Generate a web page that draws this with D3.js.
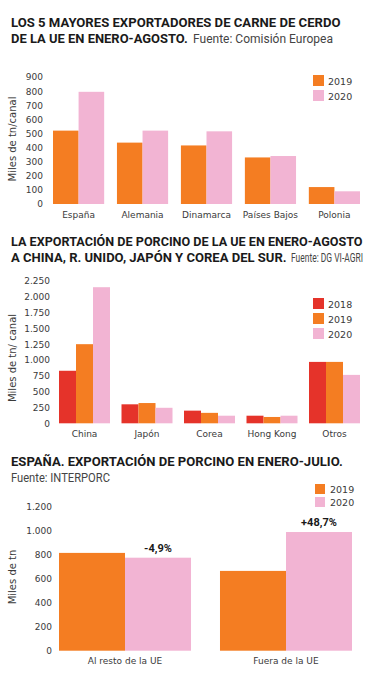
<!DOCTYPE html>
<html><head><meta charset="utf-8">
<script src="https://cdn.jsdelivr.net/npm/d3@7"></script>
<style>
html,body{margin:0;padding:0;background:#fff;overflow:hidden;}
svg{display:block;}
</style></head>
<body>
<script>
// ---- Chart 1 data
const cats1 = ["España", "Alemania", "Dinamarca", "Países Bajos", "Polonia"];
const v1_2019 = [520, 435, 415, 330, 120];
const v1_2020 = [795, 520, 515, 340, 90];
const ticks1 = [0, 100, 200, 300, 400, 500, 600, 700, 800, 900];

// ---- Chart 2 data
const cats2 = ["China", "Japón", "Corea", "Hong Kong", "Otros"];
const v2_2018 = [830, 300, 200, 120, 970];
const v2_2019 = [1250, 320, 165, 100, 970];
const v2_2020 = [2150, 245, 120, 120, 765];
const ticks2 = [0, 250, 500, 750, 1000, 1250, 1500, 1750, 2000, 2250];

// ---- Chart 3 data
const cats3 = ["Al resto de la UE", "Fuera de la UE"];
const v3_2019 = [815, 665];
const v3_2020 = [775, 989];
const labels3 = ["-4,9%", "+48,7%"];
const ticks3 = [0, 200, 400, 600, 800, 1000, 1200];

const colors = {"2018": "#e5332a", "2019": "#f47d22", "2020": "#f2b4d3"};
const textCol = "#3a3a3a";
const fmt = d => d3.format(",")(d).replace(/,/g, ".");

const W = 369, H = 687;
const svg = d3.select("body").append("svg").attr("width", W).attr("height", H);

const tFont = "Roboto, 'Open Sans', sans-serif";
const aFont = "'DejaVu Sans', sans-serif";

// title text squeezed horizontally to a target width (condensed look)
function title(x, y, txt, bold, len, size) {
  const t = svg.append("text").attr("x", 0).attr("y", 0).text(txt)
    .attr("font-family", tFont).attr("font-size", size || 13)
    .attr("font-weight", bold ? 700 : 400)
    .attr("fill", bold ? "#1a1a1a" : "#444");
  const nat = t.node().getComputedTextLength();
  const s = len && nat > 0 ? len / nat : 1;
  t.attr("transform", `translate(${x},${y}) scale(${s},1)`);
}

// Titles
title(11, 27, "LOS 5 MAYORES EXPORTADORES DE CARNE DE CERDO", true, 330);
title(11, 43, "DE LA UE EN ENERO-AGOSTO.", true, 177);
title(193, 43, "Fuente: Comisión Europea", false, 140);

title(11, 246, "LA EXPORTACIÓN DE PORCINO DE LA UE EN ENERO-AGOSTO", true, 352);
title(11, 262, "A CHINA, R. UNIDO, JAPÓN Y COREA DEL SUR.", true, 276);
title(291, 262, "Fuente: DG VI-AGRI", false, 72, 12);

title(11, 466, "ESPAÑA. EXPORTACIÓN DE PORCINO EN ENERO-JULIO.", true, 332);
title(11, 482, "Fuente: INTERPORC", false, 99);

function barChart(opt) {
  const {cats, series, keys, yDomain, yRange, xRange, padInner, ticks, tickX, yTitle, yTitleX, yTitleY, catY, legX, legY, legStep, legSize} = opt;
  const x0 = d3.scaleBand().domain(cats).range(xRange).paddingInner(padInner).paddingOuter(0);
  const x1 = d3.scaleBand().domain(keys).range([0, x0.bandwidth()]).padding(0);
  const y = d3.scaleLinear().domain(yDomain).range(yRange);
  const g = svg.append("g");

  // y axis (labels only)
  const ya = g.append("g").attr("transform", `translate(${tickX},0)`)
    .call(d3.axisLeft(y).tickValues(ticks).tickFormat(fmt).tickSize(0).tickPadding(0));
  ya.select(".domain").remove();
  ya.selectAll("text").attr("font-family", aFont).attr("font-size", 9).attr("fill", textCol);

  // bars
  keys.forEach((k, ki) => {
    g.append("g").selectAll("rect").data(cats).join("rect")
      .attr("x", (c) => x0(c) + x1(k))
      .attr("width", x1.bandwidth())
      .attr("y", (c, i) => y(series[ki][i]))
      .attr("height", (c, i) => y(0) - y(series[ki][i]))
      .attr("fill", colors[k]);
  });

  // category labels
  g.append("g").selectAll("text").data(cats).join("text")
    .attr("x", c => x0(c) + x0.bandwidth() / 2)
    .attr("y", catY)
    .attr("text-anchor", "middle")
    .attr("font-family", aFont).attr("font-size", 9).attr("fill", textCol)
    .text(c => c);

  // y title
  g.append("text")
    .attr("transform", `translate(${yTitleX},${yTitleY}) rotate(-90)`)
    .attr("text-anchor", "middle")
    .attr("font-family", aFont).attr("font-size", 10).attr("fill", textCol)
    .text(yTitle);

  // legend
  const lg = g.append("g");
  keys.forEach((k, i) => {
    lg.append("rect").attr("x", legX).attr("y", legY + i * legStep)
      .attr("width", legSize).attr("height", legSize).attr("fill", colors[k]);
    lg.append("text").attr("x", legX + 15).attr("y", legY + i * legStep + legSize - 1.5)
      .attr("font-family", aFont).attr("font-size", 9.5).attr("fill", textCol).text(k);
  });
  return {x0, x1, y, g};
}

barChart({
  cats: cats1, series: [v1_2019, v1_2020], keys: ["2019", "2020"],
  yDomain: [0, 900], yRange: [204, 77], xRange: [53, 360], padInner: 0.2,
  ticks: ticks1, tickX: 43, yTitle: "Miles de tn/canal", yTitleX: 16, yTitleY: 139,
  catY: 218, legX: 313, legY: 75, legStep: 15, legSize: 11
});

barChart({
  cats: cats2, series: [v2_2018, v2_2019, v2_2020], keys: ["2018", "2019", "2020"],
  yDomain: [0, 2000], yRange: [423.3, 296.7], xRange: [59, 360], padInner: 0.184,
  ticks: ticks2, tickX: 50, yTitle: "Miles de tn/ canal", yTitleX: 16, yTitleY: 358,
  catY: 437, legX: 313, legY: 298, legStep: 15, legSize: 11
});

const c3 = barChart({
  cats: cats3, series: [v3_2019, v3_2020], keys: ["2019", "2020"],
  yDomain: [0, 1200], yRange: [650.7, 506.7], xRange: [59, 352], padInner: 0.18,
  ticks: ticks3, tickX: 52, yTitle: "Miles de tn", yTitleX: 16, yTitleY: 577,
  catY: 664, legX: 315, legY: 484, legStep: 13, legSize: 10
});

// percentage labels above 2020 bars
c3.g.append("g").selectAll("text").data(cats3).join("text")
  .attr("x", c => c3.x0(c) + c3.x1("2020") + c3.x1.bandwidth() / 2)
  .attr("y", (c, i) => c3.y(v3_2020[i]) - 6)
  .attr("text-anchor", "middle")
  .attr("font-family", tFont).attr("font-weight", 700).attr("font-size", 11).attr("fill", "#1a1a1a")
  .text((c, i) => labels3[i]);
</script>
</body></html>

■ Work to do: Produce an exact copy of each line of data, skipping embedded images.

■ Expected answer:
Generate a web page that draws this with D3.js.
<!DOCTYPE html>
<html><head><meta charset="utf-8">
<script src="https://cdn.jsdelivr.net/npm/d3@7"></script>
<style>
html,body{margin:0;padding:0;background:#fff;overflow:hidden;}
svg{display:block;}
</style></head>
<body>
<script>
// ---- Chart 1 data
const cats1 = ["España", "Alemania", "Dinamarca", "Países Bajos", "Polonia"];
const v1_2019 = [520, 435, 415, 330, 120];
const v1_2020 = [795, 520, 515, 340, 90];
const ticks1 = [0, 100, 200, 300, 400, 500, 600, 700, 800, 900];

// ---- Chart 2 data
const cats2 = ["China", "Japón", "Corea", "Hong Kong", "Otros"];
const v2_2018 = [830, 300, 200, 120, 970];
const v2_2019 = [1250, 320, 165, 100, 970];
const v2_2020 = [2150, 245, 120, 120, 765];
const ticks2 = [0, 250, 500, 750, 1000, 1250, 1500, 1750, 2000, 2250];

// ---- Chart 3 data
const cats3 = ["Al resto de la UE", "Fuera de la UE"];
const v3_2019 = [815, 665];
const v3_2020 = [775, 989];
const labels3 = ["-4,9%", "+48,7%"];
const ticks3 = [0, 200, 400, 600, 800, 1000, 1200];

const colors = {"2018": "#e5332a", "2019": "#f47d22", "2020": "#f2b4d3"};
const textCol = "#3a3a3a";
const fmt = d => d3.format(",")(d).replace(/,/g, ".");

const W = 369, H = 687;
const svg = d3.select("body").append("svg").attr("width", W).attr("height", H);

const tFont = "Roboto, 'Open Sans', sans-serif";
const aFont = "'DejaVu Sans', sans-serif";

// title text squeezed horizontally to a target width (condensed look)
function title(x, y, txt, bold, len, size) {
  const t = svg.append("text").attr("x", 0).attr("y", 0).text(txt)
    .attr("font-family", tFont).attr("font-size", size || 13)
    .attr("font-weight", bold ? 700 : 400)
    .attr("fill", bold ? "#1a1a1a" : "#444");
  const nat = t.node().getComputedTextLength();
  const s = len && nat > 0 ? len / nat : 1;
  t.attr("transform", `translate(${x},${y}) scale(${s},1)`);
}

// Titles
title(11, 27, "LOS 5 MAYORES EXPORTADORES DE CARNE DE CERDO", true, 330);
title(11, 43, "DE LA UE EN ENERO-AGOSTO.", true, 177);
title(193, 43, "Fuente: Comisión Europea", false, 140);

title(11, 246, "LA EXPORTACIÓN DE PORCINO DE LA UE EN ENERO-AGOSTO", true, 352);
title(11, 262, "A CHINA, R. UNIDO, JAPÓN Y COREA DEL SUR.", true, 276);
title(291, 262, "Fuente: DG VI-AGRI", false, 72, 12);

title(11, 466, "ESPAÑA. EXPORTACIÓN DE PORCINO EN ENERO-JULIO.", true, 332);
title(11, 482, "Fuente: INTERPORC", false, 99);

function barChart(opt) {
  const {cats, series, keys, yDomain, yRange, xRange, padInner, ticks, tickX, yTitle, yTitleX, yTitleY, catY, legX, legY, legStep, legSize} = opt;
  const x0 = d3.scaleBand().domain(cats).range(xRange).paddingInner(padInner).paddingOuter(0);
  const x1 = d3.scaleBand().domain(keys).range([0, x0.bandwidth()]).padding(0);
  const y = d3.scaleLinear().domain(yDomain).range(yRange);
  const g = svg.append("g");

  // y axis (labels only)
  const ya = g.append("g").attr("transform", `translate(${tickX},0)`)
    .call(d3.axisLeft(y).tickValues(ticks).tickFormat(fmt).tickSize(0).tickPadding(0));
  ya.select(".domain").remove();
  ya.selectAll("text").attr("font-family", aFont).attr("font-size", 9).attr("fill", textCol);

  // bars
  keys.forEach((k, ki) => {
    g.append("g").selectAll("rect").data(cats).join("rect")
      .attr("x", (c) => x0(c) + x1(k))
      .attr("width", x1.bandwidth())
      .attr("y", (c, i) => y(series[ki][i]))
      .attr("height", (c, i) => y(0) - y(series[ki][i]))
      .attr("fill", colors[k]);
  });

  // category labels
  g.append("g").selectAll("text").data(cats).join("text")
    .attr("x", c => x0(c) + x0.bandwidth() / 2)
    .attr("y", catY)
    .attr("text-anchor", "middle")
    .attr("font-family", aFont).attr("font-size", 9).attr("fill", textCol)
    .text(c => c);

  // y title
  g.append("text")
    .attr("transform", `translate(${yTitleX},${yTitleY}) rotate(-90)`)
    .attr("text-anchor", "middle")
    .attr("font-family", aFont).attr("font-size", 10).attr("fill", textCol)
    .text(yTitle);

  // legend
  const lg = g.append("g");
  keys.forEach((k, i) => {
    lg.append("rect").attr("x", legX).attr("y", legY + i * legStep)
      .attr("width", legSize).attr("height", legSize).attr("fill", colors[k]);
    lg.append("text").attr("x", legX + 15).attr("y", legY + i * legStep + legSize - 1.5)
      .attr("font-family", aFont).attr("font-size", 9.5).attr("fill", textCol).text(k);
  });
  return {x0, x1, y, g};
}

barChart({
  cats: cats1, series: [v1_2019, v1_2020], keys: ["2019", "2020"],
  yDomain: [0, 900], yRange: [204, 77], xRange: [53, 360], padInner: 0.2,
  ticks: ticks1, tickX: 43, yTitle: "Miles de tn/canal", yTitleX: 16, yTitleY: 139,
  catY: 218, legX: 313, legY: 75, legStep: 15, legSize: 11
});

barChart({
  cats: cats2, series: [v2_2018, v2_2019, v2_2020], keys: ["2018", "2019", "2020"],
  yDomain: [0, 2000], yRange: [423.3, 296.7], xRange: [59, 360], padInner: 0.184,
  ticks: ticks2, tickX: 50, yTitle: "Miles de tn/ canal", yTitleX: 16, yTitleY: 358,
  catY: 437, legX: 313, legY: 298, legStep: 15, legSize: 11
});

const c3 = barChart({
  cats: cats3, series: [v3_2019, v3_2020], keys: ["2019", "2020"],
  yDomain: [0, 1200], yRange: [650.7, 506.7], xRange: [59, 352], padInner: 0.18,
  ticks: ticks3, tickX: 52, yTitle: "Miles de tn", yTitleX: 16, yTitleY: 577,
  catY: 664, legX: 315, legY: 484, legStep: 13, legSize: 10
});

// percentage labels above 2020 bars
c3.g.append("g").selectAll("text").data(cats3).join("text")
  .attr("x", c => c3.x0(c) + c3.x1("2020") + c3.x1.bandwidth() / 2)
  .attr("y", (c, i) => c3.y(v3_2020[i]) - 6)
  .attr("text-anchor", "middle")
  .attr("font-family", tFont).attr("font-weight", 700).attr("font-size", 11).attr("fill", "#1a1a1a")
  .text((c, i) => labels3[i]);
</script>
</body></html>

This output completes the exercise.